In the Sermon on the Mount, Jesus told of a wise man who built his house on rock. It was solid and did not fall. A foolish man built his house on sand. The rains came down, the streams rose, the winds blew and beat against that house, and it fell with a great crash.

Utah has a great expanse of sand and mud surrounding the Great Salt Lake, and the temptation to build upon those unstable foundations has become nearly irresistible in recent years. Our experience as archaeologists and geomorphologists working around the lake tells us that, as Jesus warned in the Bible, a house built on these lake-margin sands and muds will fall with a great crash.

In our work we have studied the relationships between the ancient cultures of Utah and the environments that they faced. The rise in the Great Salt Lake in the early 1980s afforded us a glimpse of how the Fremont and Shoshonean peoples lived and foraged in the marshlands surrounding the lake.

When the lake rose it flooded the sites left by the earlier people, and when it receded erosion exposed hundreds of camps, dwellings and dozens of sacred burial locations. The homes and camps had long been abandoned, as fluctuations of the lake level had at times inundated the villages, and at times left them far from the marshes the people relied on for food. Unlike us and the modern structures we build, a move of a few miles was not catastrophic for the villagers, who could construct new homes in a matter of days.

As archaeologists, we were also deeply involved in efforts to protect our modern infrastructure from the rising waters of the Great Salt Lake in the 1980s. When the airport, railroad lines and freeways were endangered by rising waters, the state of Utah embarked on a massive project to build dikes and pumps to move water to the salt flats, where it would evaporate more quickly, buying time in case the waters continued to rise. Then, to the state’s great good fortune, the rising waters abated, and the airport and other critical facilities were spared.

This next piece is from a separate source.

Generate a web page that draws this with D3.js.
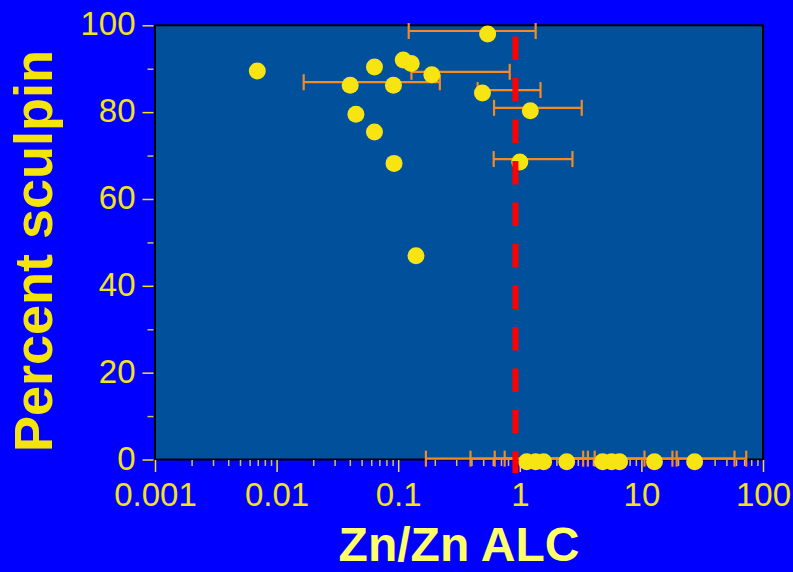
<!DOCTYPE html>
<html>
<head>
<meta charset="utf-8">
<script src="https://cdn.jsdelivr.net/npm/d3@7"></script>
<style>
  body { margin: 0; background: #0000ff; }
  svg { display: block; }
</style>
</head>
<body>
<div id="chart"></div>
<script>
// points: Zn/Zn ALC ratio (x) vs percent sculpin (y)
const ratioZn = [0.544, 0.00694, 0.0638, 0.110, 0.128, 0.189, 0.0403, 0.0914, 0.493, 1.22, 1.0,
  0.0449, 0.0638, 0.0924, 0.140,
  1.14, 1.35, 1.57, 2.43, 4.80, 5.69, 6.62, 12.8, 27.4];
const pctSculpin = [98.0, 89.5, 90.4, 92.0, 91.2, 88.6, 86.2, 86.2, 84.4, 80.3, 68.5,
  79.5, 75.4, 68.2, 46.9,
  -0.5, -0.5, -0.5, -0.5, -0.5, -0.5, -0.5, -0.5, -0.5];
// horizontal error bars (null = no bar)
const errLow = [0.122, null, null, null, null, 0.1285, 0.0167, null, 0.45, 0.614, 0.61,
  null, null, null, null,
  0.169, 0.393, 0.622, 0.751, null, null, 4.13, null, 19.5];
const errHigh = [1.35, null, null, null, null, 0.826, 0.22, null, 1.48, 3.23, 2.71,
  null, null, null, null,
  3.32, 3.63, 10.6, 18.0, null, null, 58.3, null, 72.8];

const alcLine = 0.92;          // dashed reference line
const alcLineSpan = [97.4, -3.1];

const xTicks = [0.001, 0.01, 0.1, 1, 10, 100];
const xTickLabels = ["0.001", "0.01", "0.1", "1", "10", "100"];
const yTicks = [0, 20, 40, 60, 80, 100];
const yMinorTicks = [10, 30, 50, 70, 90];

const data = ratioZn.map((x, i) => ({x: x, y: pctSculpin[i], lo: errLow[i], hi: errHigh[i]}));

const W = 793, H = 572;
const pLeft = 155, pRight = 763, pTop = 25.3, pBottom = 459.5;

const svg = d3.select("#chart").append("svg")
  .attr("width", W).attr("height", H);

svg.append("rect").attr("width", W).attr("height", H).attr("fill", "#0000ff");

const x = d3.scaleLog().domain([0.001, 100]).range([pLeft, pRight]);
const y = d3.scaleLinear().domain([0, 100]).range([pBottom, pTop]);

// plot area
svg.append("rect")
  .attr("x", pLeft).attr("y", pTop)
  .attr("width", pRight - pLeft).attr("height", pBottom - pTop)
  .attr("fill", "#00509b")
  .attr("stroke", "#000").attr("stroke-width", 2);

const yellow = "#f2e31c";

// minor x ticks 2..9 in each decade
const xMinor = [];
[0.001, 0.01, 0.1, 1, 10].forEach(d => { for (let k = 2; k <= 9; k++) xMinor.push(d * k); });

const xMinorAxis = svg.append("g")
  .attr("transform", `translate(0,${pBottom + 0.5})`)
  .call(d3.axisBottom(x).tickValues(xMinor).tickSize(6).tickFormat(""));
const xAxis = svg.append("g")
  .attr("transform", `translate(0,${pBottom + 0.5})`)
  .call(d3.axisBottom(x).tickValues(xTicks).tickSize(12).tickPadding(11)
    .tickFormat((d, i) => xTickLabels[i]));

const yMinorAxis = svg.append("g")
  .attr("transform", `translate(${pLeft - 1.5},0)`)
  .call(d3.axisLeft(y).tickValues(yMinorTicks).tickSize(6).tickFormat(""));
const yAxis = svg.append("g")
  .attr("transform", `translate(${pLeft - 1.5},0)`)
  .call(d3.axisLeft(y).tickValues(yTicks).tickSize(11).tickPadding(7));

[xMinorAxis, xAxis, yMinorAxis, yAxis].forEach(g => g.select(".domain").remove());
[xAxis, yAxis].forEach(g => {
  g.selectAll("line").attr("stroke", yellow).attr("stroke-width", 1.5);
  g.selectAll("text")
    .attr("fill", yellow)
    .style("font-family", "'Liberation Sans', Arial, sans-serif")
    .style("font-size", "33px");
});
[xMinorAxis, yMinorAxis].forEach(g => g.selectAll("line").attr("stroke", "#cfc451").attr("stroke-width", 1.5));
yAxis.selectAll("text").attr("dy", "0.29em");

// error bars (drawn a bit above the point centres as in the original)
const errOff = 3;
const orange = "#f38b22";
const bars = svg.append("g").selectAll("g")
  .data(data.filter(d => d.lo != null))
  .join("g")
  .attr("stroke", orange).attr("stroke-width", 2.2);
bars.append("line")
  .attr("x1", d => x(d.lo)).attr("x2", d => x(d.hi))
  .attr("y1", d => y(d.y) - errOff).attr("y2", d => y(d.y) - errOff);
bars.append("line")
  .attr("x1", d => x(d.lo)).attr("x2", d => x(d.lo))
  .attr("y1", d => y(d.y) - errOff - 8).attr("y2", d => y(d.y) - errOff + 8);
bars.append("line")
  .attr("x1", d => x(d.hi)).attr("x2", d => x(d.hi))
  .attr("y1", d => y(d.y) - errOff - 8).attr("y2", d => y(d.y) - errOff + 8);

// points
svg.append("g").selectAll("circle")
  .data(data)
  .join("circle")
  .attr("cx", d => x(d.x))
  .attr("cy", d => y(d.y))
  .attr("r", 8.5)
  .attr("fill", "#f7e412");

// red dashed reference line
svg.append("line")
  .attr("x1", x(alcLine)).attr("x2", x(alcLine))
  .attr("y1", y(alcLineSpan[0])).attr("y2", y(alcLineSpan[1]))
  .attr("stroke", "#ff0000").attr("stroke-width", 6)
  .attr("stroke-dasharray", "23.5,18");

// axis titles
svg.append("text")
  .attr("x", (pLeft + pRight) / 2).attr("y", 561)
  .attr("text-anchor", "middle")
  .attr("fill", "#ffff6a")
  .style("font-family", "'Liberation Sans', Arial, sans-serif")
  .style("font-weight", "bold")
  .style("font-size", "48px")
  .text("Zn/Zn ALC");

svg.append("text")
  .attr("transform", "translate(52,251) rotate(-90)")
  .attr("text-anchor", "middle")
  .attr("fill", "#f5e40c")
  .style("font-family", "'Liberation Sans', Arial, sans-serif")
  .style("font-weight", "bold")
  .style("font-size", "54px")
  .text("Percent sculpin");
</script>
</body>
</html>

However, as archaeologists, we know that there is no guarantee that the waters will not again rise. In fact there is every likelihood that they will again threaten the airport, the freeways and, yes, the new prison and proposed inland port. The Great Salt Lake has reached elevations of from 4,215 to 4,220 feet a number of times during the last 10,000 years. Large areas north of I-80 and west of the airport, where substantial portions of those projects lie, are at elevations of around 4,220 feet, and at some unknown future time will be subjected to flooding.

When that will occur is difficult to predict, given the uncertainties of shifting weather patterns related to climate change, but whether such a flood event happens in tens of years or hundreds of years, it will happen.

Knowing the dramatic fluctuations in the level of the lake as we do, we would not build anything of substance in the potentially affected areas of the new prison and inland port, and cannot support the kind of short-sighted planning that would commit many millions of taxpayer dollars to projects that will undoubtedly one day, perhaps soon, need to be bailed out.

And one other thing. There are thousands of incredibly significant archaeological sites ringing the Great Salt Lake, including many sacred burial locations, and they are nearly all buried, out of sight, beneath the windblown sands and water-carried silts and muds that comprise the modern ground surface.

Those sites are granted protection by state and federal law, and any development must ensure that possible damage or destruction of those sites be taken into account. At a very least, extensive subsurface exploration and remote sensing must be undertaken, lest these projects destroy the state’s prehistoric heritage as they shackle future generations with the costs of rebuilding that which has fallen with a crash.

Kevin Jones

David Madsen

Kevin T. Jones and David B. Madsen are the only two state archaeologists Utah has had. Madsen served from when the Legislature created the position in 1973 until 1994, when he moved to the Utah Geological Survey and headed the paleontology and paleoecology program. Jones served from 1994 until the Legislature eliminated the position in 2011. Madsen lives in Carson City, Nev., and Jones lives in Pleasant View, Colo.